Quando um país entra em colapso fiscal e bate à porta do Fundo, o empréstimo vem — mas não sem exigências. Cortes nos gastos públicos, reformas impopulares, privatizações em setores estratégicos, aumento de impostos. O FMI chama isso de “ajuste estrutural”. Nos corredores das periferias, isso tem outro nome: desemprego, miséria, fome.
E o buraco é mais fundo. Quando a dívida ultrapassa determinado limite — 187,5% da cota do país no FMI — entram em cena as sobretaxas. Um mecanismo que impõe juros ainda maiores, punindo justamente os que mais precisam. Estima-se que, entre abril de 2023 e janeiro de 2025, o Fundo tenha arrecadado mais de 2 bilhões de dólares só com essas sobretaxas. Dinheiro que poderia ter ido para hospitais, escolas, redes de proteção social.
Brasil: do sufoco à independência
O Brasil também viveu esse pesadelo. Nos anos 90, o Brasil vivia dias de incerteza. A inflação corroía salários como uma traça invisível, e o real recém-criado ainda buscava se firmar.
Foi nesse contexto que o governo de Fernando Henrique Cardoso recorreu ao FMI — um gesto visto, na época, como necessário para evitar o colapso. Mas o preço foi alto. Vieram os cortes nos gastos públicos, as privatizações em massa, a abertura do mercado sem rede de proteção.
A economia até deu sinais de estabilidade, com a inflação finalmente domada. Só que, do lado de fora das estatísticas, a vida piorou para muitos. Indústrias fecharam as portas, o desemprego tomou conta das manchetes e a desigualdade social se aprofundou, atingindo em cheio os mais pobres. Era como se o país tivesse vendido sua alma em troca de números mais bonitos — enquanto nas ruas, a esperança andava a pé. A indústria nacional, já combalida, perdeu espaço para produtos importados, e milhões de brasileiros foram jogados na informalidade.
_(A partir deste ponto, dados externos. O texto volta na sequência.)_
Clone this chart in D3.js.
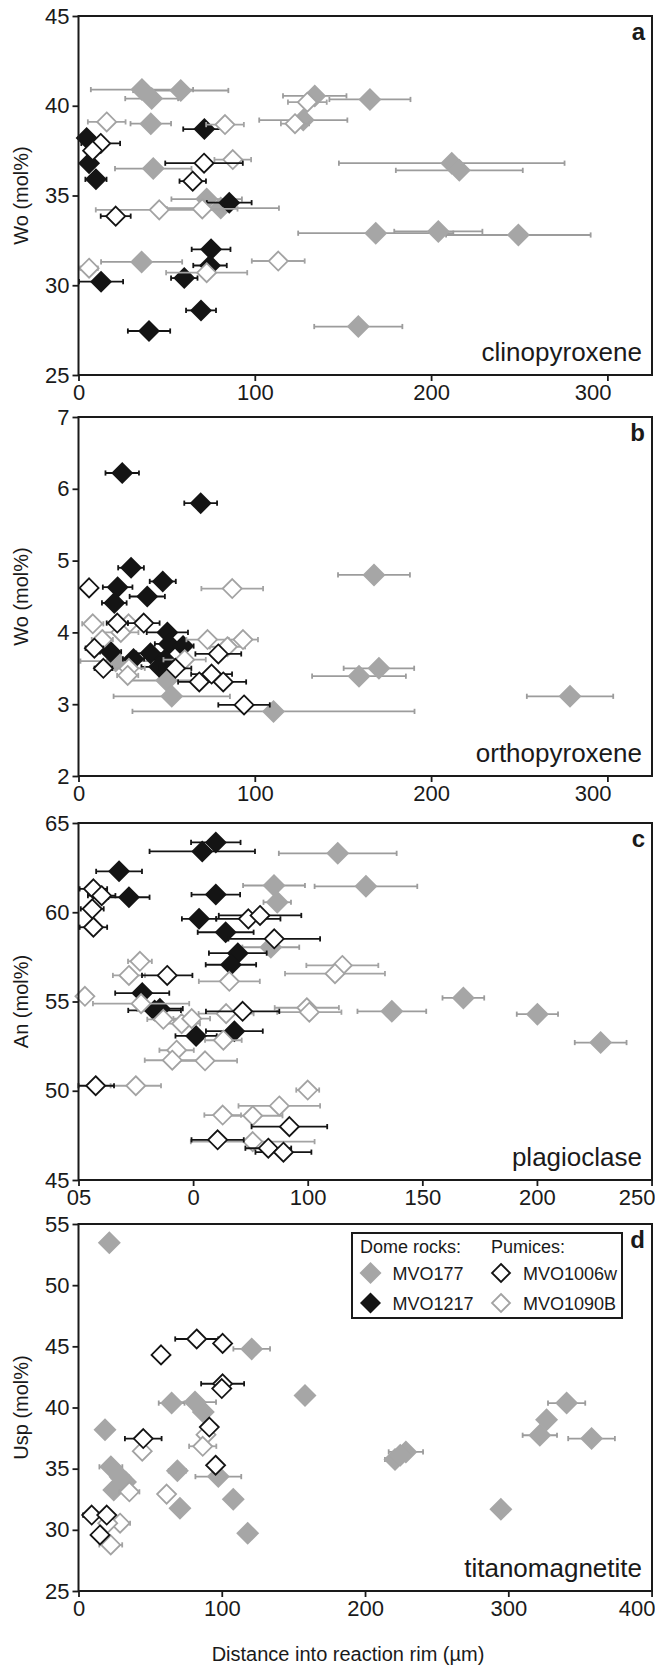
<!DOCTYPE html>
<meta charset="utf-8">
<style>
body { margin: 0; background: #fff; }
text { font-family: "Liberation Sans", Arial, sans-serif; fill: #1a1a1a; }
.axis line { stroke: #1a1a1a; stroke-width: 1.8px; }
.axis text { font-size: 22px; fill: #1a1a1a; }
.axis path { display: none; }
</style>
<script src="https://d3js.org/d3.v7.min.js"></script>
<body>
<script>
// sample names
const samples = ['MVO177', 'MVO1217', 'MVO1006w', 'MVO1090B'];

// each point: [distance (um), composition (mol%), +/- error on distance]
// a - clinopyroxene, Wo
const cpx177 = [[36,40.9,29],[58,40.85,27],[41.5,40.4,15],[41,39.0,11.5],[42.4,36.5,21.7],[72.7,34.8,20],[80.7,34.3,33],[35.8,31.3,23],[134,40.55,18],[127.5,39.2,25],[165.3,40.35,23],[211.7,36.8,64],[216,36.4,36],[168.6,32.9,44],[204.1,33.0,25],[249.5,32.8,41],[158.7,27.7,25]];
const cpx1217 = [[4.6,38.2,4],[71.4,38.7,12],[6,36.8,3],[9.9,35.9,6],[85.5,34.6,12.7],[75.2,32.0,11],[74.6,31.1,9.5],[12.8,30.2,12.5],[60,30.4,7.5],[69.5,28.6,8.5],[40,27.45,12]];
const cpx1006w = [[12.6,37.9,11],[8,37.5,4],[71.2,36.8,22],[64.8,35.8,7.5],[21.1,33.85,8.5]];
const cpx1090B = [[16,39.1,10.7],[83.1,38.95,10.7],[87.5,37.0,10.4],[45.8,34.2,36],[70.2,34.25,20],[6,30.95,5],[113.3,31.35,15],[72.7,30.7,23],[129.8,40.2,11],[122.8,39.0,8]];

// b - orthopyroxene, Wo
const opx177 = [[21.1,3.6,20],[50,3.33,21],[52.9,3.11,33],[110.6,2.9,80],[167.6,4.8,20.4],[170.4,3.5,20],[159.1,3.39,26.6],[278.8,3.11,24.5]];
const opx1217 = [[24.8,6.22,9.5],[69.3,5.8,9.3],[29.8,4.9,7.3],[47.8,4.71,7.4],[22.2,4.63,8.4],[39,4.5,10],[20.3,4.41,7],[50.4,4.0,11.7],[51.3,3.84,8],[59.3,3.81,6],[40.8,3.71,8],[18.2,3.73,6],[31.2,3.63,6],[49,3.62,8],[45.7,3.52,10]];
const opx1006w = [[6,4.62,4],[37,4.13,9],[22,4.13,6],[9,3.78,5],[14.1,3.5,5],[79.3,3.7,13],[75.5,3.42,11.6],[68.5,3.31,12],[82.1,3.31,13],[93.9,2.99,14.6],[55,3.5,9]];
const opx1090B = [[87.2,4.61,17.5],[8.1,4.12,6],[28.4,4.12,8],[13.5,3.9,6],[24,4.0,10],[73.2,3.9,12],[93.3,3.9,8.5],[84.5,3.8,10],[60.2,3.62,12],[28.6,3.5,9],[27.9,3.4,6]];

// c - plagioclase, An
const plag177 = [[113.1,63.3,25.7],[125.4,61.45,22.4],[85.3,61.5,13.5],[86.7,60.56,6],[83.9,58.04,12.4],[136.7,54.45,15],[167.9,55.2,9.1],[200.2,54.29,9],[227.8,52.7,11.3]];
const plag1217 = [[59.9,63.91,10.8],[54,63.41,23],[17.7,62.29,10],[59.9,60.99,10.6],[22,60.84,9],[52.6,59.63,7.5],[64.2,58.88,12.2],[69.5,57.71,12.6],[66.5,57.06,11],[27.8,55.47,11.8],[33.2,54.5,11.5],[35.5,54.6,10],[51.3,53.07,9],[68,53.34,12.4]];
const plag1006w = [[6.5,61.31,6],[10.1,60.93,6],[6,60.19,5],[6.5,59.16,6],[74.1,59.63,14],[79.2,59.82,18],[85.4,58.51,20],[38.7,56.46,11],[71.6,54.45,16],[7.5,50.28,8],[92,47.99,16.5],[60.7,47.25,11.4],[82.8,46.78,10],[89.4,46.56,12.2]];
const plag1090B = [[26.8,57.25,5.2],[22,56.46,7],[65.8,56.13,13.3],[2.8,55.29,0],[27.3,54.88,21],[37,54.0,7],[45,53.76,8],[49.4,54.04,8],[64.4,54.32,12],[63.2,52.83,8],[42.8,52.27,7.5],[40.9,51.71,12],[55.2,51.68,14],[25,50.28,11],[62.9,48.64,8],[76,48.6,13],[87.6,49.15,17.8],[100,50.04,5],[76,47.15,27],[115.1,57.02,15.7],[111.9,56.56,21.8],[99.6,54.65,14],[100.7,54.4,14]];

// d - titanomagnetite, Usp
const mt177 = [[21.5,53.47,4],[18.5,38.19,3],[22.6,35.15,8],[29,34.33,6],[32.8,33.9,5],[24.6,33.25,5],[65,40.36,9],[81.3,40.44,14.7],[87.1,39.63,5],[69,34.82,6],[97.6,34.35,16],[70.8,31.76,4],[108,32.49,4],[118.1,29.72,4],[120.9,44.79,12.8],[158.1,40.99,4],[220.9,35.75,7],[228.5,36.37,12],[224.6,36.1,5],[340.7,40.36,13],[326.7,39.0,5],[322,37.73,12],[358.1,37.46,16.3],[294.8,31.68,4]];
const mt1217 = [];
const mt1006w = [[82.5,45.6,15],[100.6,45.24,4],[57.6,44.3,0],[100.6,41.94,15],[100,41.55,4],[91.3,38.4,3],[45.2,37.46,12.8],[95.7,35.28,3],[9.2,31.21,6],[19.7,31.21,4],[15,29.58,3]];
const mt1090B = [[89,37.78,4],[86.7,36.83,9.5],[44.5,36.43,3],[35.5,33.11,7],[61.5,32.92,3],[29,30.54,7],[20.4,30.54,4],[22.5,28.77,8]];

// tick labels
const xTicksPx = [0, 100, 200, 300];
const xTicksPlag = [0, 50, 100, 150, 200, 250];
const xLabelsPlag = ['05', '0', '100', '150', '200', '250'];
const xTicksMt = [0, 100, 200, 300, 400];

const styles = {
  MVO177:   { fill: '#a6a6a6', stroke: 'none',    bar: '#9c9c9c', r: 11.5 },
  MVO1217:  { fill: '#141414', stroke: 'none',    bar: '#141414', r: 11 },
  MVO1006w: { fill: '#ffffff', stroke: '#141414', bar: '#141414', r: 9.5 },
  MVO1090B: { fill: '#ffffff', stroke: '#a3a3a3', bar: '#a3a3a3', r: 9.5 }
};
const drawOrder = ['MVO177', 'MVO1217', 'MVO1090B', 'MVO1006w'];

const left = 78.5, right = 652;

const panels = [
  { key: 'a', name: 'clinopyroxene', yLabel: 'Wo (mol%)', top: 16, bottom: 375,
    yDom: [25, 45], yTicks: d3.range(25, 46, 5), xMax: 325.3, xTicks: xTicksPx, xLabels: null,
    data: { MVO177: cpx177, MVO1217: cpx1217, MVO1006w: cpx1006w, MVO1090B: cpx1090B } },
  { key: 'b', name: 'orthopyroxene', yLabel: 'Wo (mol%)', top: 417, bottom: 776,
    yDom: [2, 7], yTicks: d3.range(2, 8, 1), xMax: 325.3, xTicks: xTicksPx, xLabels: null,
    data: { MVO177: opx177, MVO1217: opx1217, MVO1006w: opx1006w, MVO1090B: opx1090B } },
  { key: 'c', name: 'plagioclase', yLabel: 'An (mol%)', top: 823, bottom: 1180,
    yDom: [45, 65], yTicks: d3.range(45, 66, 5), xMax: 250.2, xTicks: xTicksPlag, xLabels: xLabelsPlag,
    data: { MVO177: plag177, MVO1217: plag1217, MVO1006w: plag1006w, MVO1090B: plag1090B } },
  { key: 'd', name: 'titanomagnetite', yLabel: 'Usp (mol%)', top: 1224, bottom: 1591,
    yDom: [25, 55], yTicks: d3.range(25, 56, 5), xMax: 400.3, xTicks: xTicksMt, xLabels: null,
    data: { MVO177: mt177, MVO1217: mt1217, MVO1006w: mt1006w, MVO1090B: mt1090B }, legend: true }
];

const svg = d3.select('body').append('svg')
  .attr('width', 655)
  .attr('height', 1668);

function diamond(r) {
  return `M0,${-r}L${r},0L0,${r}L${-r},0Z`;
}

panels.forEach(p => {
  const x = d3.scaleLinear().domain([0, p.xMax]).range([left, right]);
  const y = d3.scaleLinear().domain(p.yDom).range([p.bottom, p.top]);
  const g = svg.append('g');

  const xAxis = d3.axisBottom(x).tickValues(p.xTicks).tickSize(6).tickSizeOuter(0).tickPadding(3);
  xAxis.tickFormat((d, i) => p.xLabels ? p.xLabels[i] : d3.format('d')(d));
  const xg = g.append('g').attr('class', 'axis')
    .attr('transform', `translate(0,${p.bottom})`)
    .call(xAxis);
  // last label sits against the page edge, as in the original
  xg.selectAll('.tick text').filter((d, i, n) => i === n.length - 1)
    .attr('text-anchor', 'end').attr('x', 3.5);

  g.append('g').attr('class', 'axis')
    .attr('transform', `translate(${left},0)`)
    .call(d3.axisLeft(y).tickValues(p.yTicks).tickFormat(d3.format('d'))
      .tickSize(6).tickSizeOuter(0).tickPadding(3));

  drawOrder.forEach(s => {
    const st = styles[s];
    const pts = p.data[s];
    const withErr = pts.filter(d => d[2] > 0);
    const bars = g.append('g').attr('stroke', st.bar).attr('stroke-width', 1.8);
    bars.selectAll('line.bar').data(withErr).join('line')
      .attr('class', 'bar')
      .attr('x1', d => x(Math.max(0, d[0] - d[2]))).attr('x2', d => x(d[0] + d[2]))
      .attr('y1', d => y(d[1])).attr('y2', d => y(d[1]));
    bars.selectAll('line.capl').data(withErr).join('line')
      .attr('class', 'capl')
      .attr('x1', d => x(Math.max(0, d[0] - d[2]))).attr('x2', d => x(Math.max(0, d[0] - d[2])))
      .attr('y1', d => y(d[1]) - 2.6).attr('y2', d => y(d[1]) + 2.6);
    bars.selectAll('line.capr').data(withErr).join('line')
      .attr('class', 'capr')
      .attr('x1', d => x(d[0] + d[2])).attr('x2', d => x(d[0] + d[2]))
      .attr('y1', d => y(d[1]) - 2.6).attr('y2', d => y(d[1]) + 2.6);

    g.append('g').selectAll('path').data(pts).join('path')
      .attr('transform', d => `translate(${x(d[0])},${y(d[1])})`)
      .attr('d', diamond(st.r))
      .attr('fill', st.fill)
      .attr('stroke', st.stroke)
      .attr('stroke-width', 1.8);
  });

  // frame
  g.append('rect')
    .attr('x', left).attr('y', p.top)
    .attr('width', right - left).attr('height', p.bottom - p.top)
    .attr('fill', 'none').attr('stroke', '#1a1a1a').attr('stroke-width', 2);

  g.append('text')
    .attr('x', right - 7).attr('y', p.top + 24)
    .attr('text-anchor', 'end')
    .style('font-size', '24px').style('font-weight', 'bold')
    .text(p.key);

  g.append('text')
    .attr('x', right - 10).attr('y', p.bottom - 14)
    .attr('text-anchor', 'end')
    .style('font-size', '26px')
    .text(p.name);

  g.append('text')
    .attr('transform', `translate(28,${(p.top + p.bottom) / 2}) rotate(-90)`)
    .attr('text-anchor', 'middle')
    .style('font-size', '20px')
    .text(p.yLabel);

  if (p.legend) {
    const lg = g.append('g').attr('transform', `translate(${right - 300},${p.top + 9})`);
    lg.append('rect').attr('width', 270).attr('height', 85)
      .attr('fill', '#fff').attr('stroke', '#1a1a1a').attr('stroke-width', 2);
    lg.append('text').attr('x', 8).attr('y', 20).style('font-size', '18px').text('Dome rocks:');
    lg.append('text').attr('x', 139).attr('y', 20).style('font-size', '18px').text('Pumices:');
    const items = [
      { s: samples[0], cx: 18.5, cy: 40 },
      { s: samples[1], cx: 18.5, cy: 70 },
      { s: samples[2], cx: 149, cy: 40 },
      { s: samples[3], cx: 149, cy: 70 }
    ];
    items.forEach(it => {
      const st = styles[it.s];
      lg.append('path')
        .attr('transform', `translate(${it.cx},${it.cy})`)
        .attr('d', diamond(st.r - 0.5))
        .attr('fill', st.fill).attr('stroke', st.stroke).attr('stroke-width', 1.8);
      lg.append('text').attr('x', it.cx + 22).attr('y', it.cy + 6.5)
        .style('font-size', '18px').text(it.s);
    });
  }
});

svg.append('text')
  .attr('x', 348).attr('y', 1661)
  .attr('text-anchor', 'middle')
  .style('font-size', '20px')
  .text('Distance into reaction rim (\u00b5m)');
</script>
</body>
</html>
Mas em 2005, veio o ponto de virada. Com as contas públicas mais equilibradas e as reservas em alta, o Brasil quitou sua dívida com o Fundo. Naquele ano, o então presidente Lula fez questão de anunciar: “pagamos e não devemos mais nada ao FMI”. O gesto foi mais do que simbólico — foi um grito de independência.
Uma ajuda que custa caro
É preciso perguntar: por que uma instituição criada para ajudar países a se reerguerem continua deixando rastros de destruição? A resposta talvez esteja no próprio modelo. O FMI funciona como um banco, mas não empresta para gerar desenvolvimento — empresta para garantir que seus devedores paguem. Pouco importa se o preço é a fome, o desemprego ou a paralisia de serviços essenciais.
Economistas críticos apontam que o Fundo trata crises sociais como problemas contábeis. A matemática do ajuste ignora que, por trás de cada número, existe gente. E o resultado disso é uma espiral de dependência: países recorrem ao FMI para pagar dívidas anteriores, acumulam novas dívidas e precisam, de novo, da ajuda do Fundo.
E agora?
O mundo de 2025 é bem diferente daquele de 1945. O que não mudou, infelizmente, é a lógica do sistema. O FMI segue operando com a régua do passado, cobrando dos mais frágeis a conta de um modelo que privilegia os mais fortes.
Mas há resistência. Em muitos países, crescem os movimentos sociais que denunciam a interferência do Fundo e exigem soluções que levem em conta a realidade de cada povo. É um novo tempo — e talvez esteja na hora de o FMI ouvir mais e exigir menos.
Porque, no final das contas, nenhuma economia se sustenta quando seu povo passa fome.